During the course of GOODGIRL, I performed both on the gallery and online. As a member of the first Facebook Generation, I grew up almost entirely online in online message boards like Gaia Online or on intimate blogs like LiveJournal or Tumblr. The 2012-2016 Tumblr Girl was my image of peak femininity and desirability in my early 20s. To this day, I still suffer from the indoctrination of aestheticized domestic violence and eating disorders.

GOODGIRL told all of her secrets online.
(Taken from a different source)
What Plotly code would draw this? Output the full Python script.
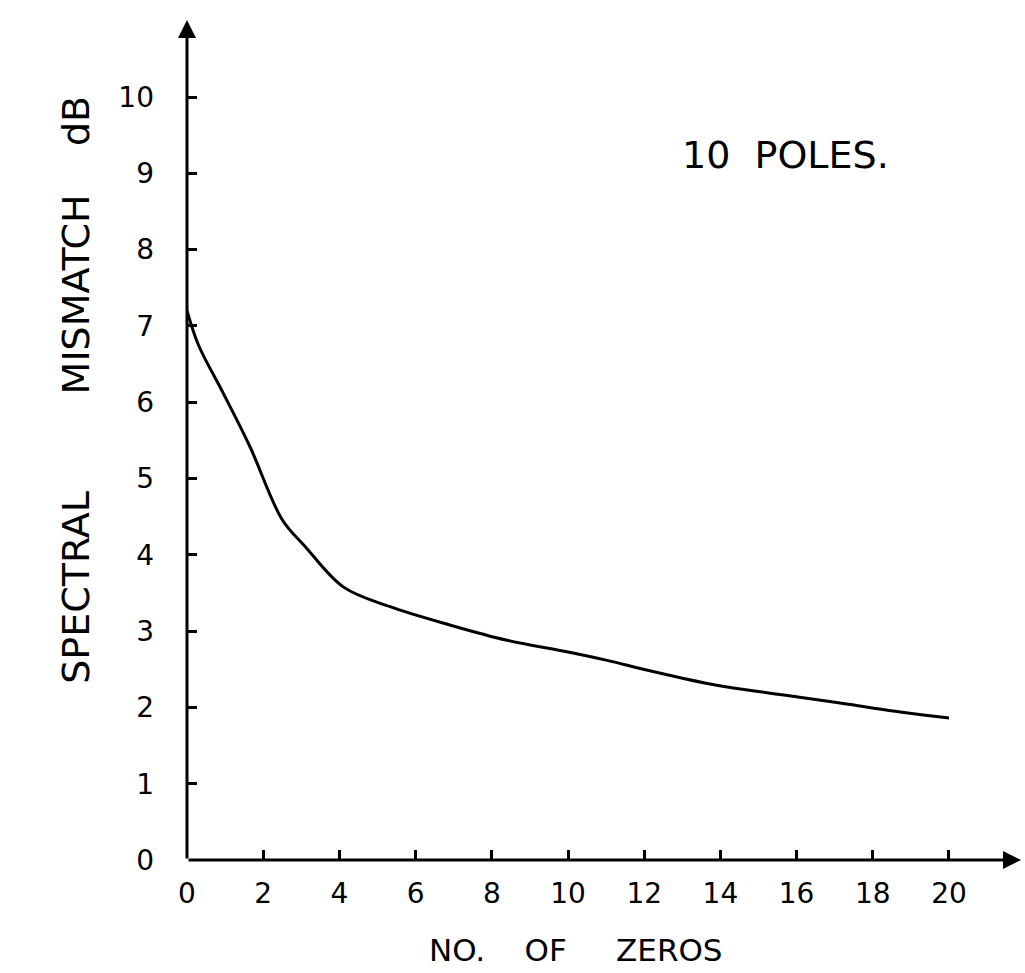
import plotly.graph_objects as go

# Data
zeros = [0, 0.3, 0.95, 1.65, 2.5, 3.1, 4.1, 5.33, 6.9, 8.4, 9.97, 11.0, 12.15,
         13.9, 15.4, 16.96, 18.72, 20.0]
mismatch_db = [7.2, 6.75, 6.12, 5.42, 4.46, 4.11, 3.58, 3.32, 3.08, 2.88, 2.73,
               2.62, 2.48, 2.29, 2.18, 2.07, 1.94, 1.86]

x_ticks = [0, 2, 4, 6, 8, 10, 12, 14, 16, 18, 20]
y_ticks = [0, 1, 2, 3, 4, 5, 6, 7, 8, 9, 10]

FONT = "DejaVu Sans"
X_MAX = 21.89
Y_MAX = 11.01

fig = go.Figure()
fig.add_trace(go.Scatter(
    x=zeros, y=mismatch_db, mode="lines",
    line=dict(color="black", width=3, shape="spline", smoothing=1.0),
    showlegend=False, hoverinfo="skip"))

fig.update_layout(
    width=1025, height=973,
    margin=dict(l=187, r=4, t=20, b=113),
    paper_bgcolor="white", plot_bgcolor="white",
    font=dict(family=FONT, color="black", size=28),
    xaxis=dict(range=[0, X_MAX], tickvals=x_ticks, ticktext=[str(v) for v in x_ticks],
               showgrid=False, zeroline=False, showline=False,
               ticks="inside", ticklen=10, tickwidth=3, tickcolor="black",
               ticklabelstandoff=14, tickfont=dict(size=28, family=FONT)),
    yaxis=dict(range=[0, Y_MAX], tickvals=y_ticks, ticktext=[str(v) for v in y_ticks],
               showgrid=False, zeroline=False, showline=False,
               ticks="inside", ticklen=10, tickwidth=3, tickcolor="black",
               ticklabelstandoff=32, tickfont=dict(size=28, family=FONT)),
)

# Axes drawn as arrows
fig.add_annotation(x=X_MAX, y=0, ax=0, ay=0, xref="x", yref="y", axref="x", ayref="y",
                   text="", showarrow=True, arrowhead=2, arrowsize=1.2, arrowwidth=3,
                   arrowcolor="black")
fig.add_annotation(x=0, y=Y_MAX, ax=0, ay=0, xref="x", yref="y", axref="x", ayref="y",
                   text="", showarrow=True, arrowhead=2, arrowsize=1.2, arrowwidth=3,
                   arrowcolor="black")

# Titles
fig.add_annotation(xref="paper", yref="paper", x=-0.134, y=0.56,
                   text="SPECTRAL        MISMATCH    dB", textangle=-90, showarrow=False,
                   font=dict(size=38, family=FONT), xanchor="center", yanchor="middle")
fig.add_annotation(xref="paper", yref="paper", x=0.466, y=-0.107,
                   text="NO.    OF     ZEROS", showarrow=False,
                   font=dict(size=31, family=FONT), xanchor="center", yanchor="middle")
fig.add_annotation(xref="x", yref="y", x=15.72, y=9.24,
                   text="10  POLES.", showarrow=False,
                   font=dict(size=38, family=FONT), xanchor="center", yanchor="middle")

fig.write_html("out.html")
Her mental illness multiplied under camera lenses as she was watched and rewatched, blogged and reblogged, and viewed herself more and more within the context of her inner inner inner inner inner inner life.

Death Ritual

The GOODGIRL performance was always intended to be a ritual to some kind of end, though I was not sure what that end would be. I know I wanted to move beyond her in some way, figure something out, organize something in my mind, but the way my studio practice has always operated is that the meaning comes through and after the making.

I told people that GOODGIRL died. That she suffocated. That her heart stopped. That she withered away like an ascetic. That she ascended. That she shat herself to death. That all her limbs fell off like a dying hermit crab until she was just a hot pair of legs.

But I think she just changed into a GOODWOMAN, a GOODLAY, a GOODWIFE, a GOODAMERICAN, a GOODALLY, and a GOODMOTHER.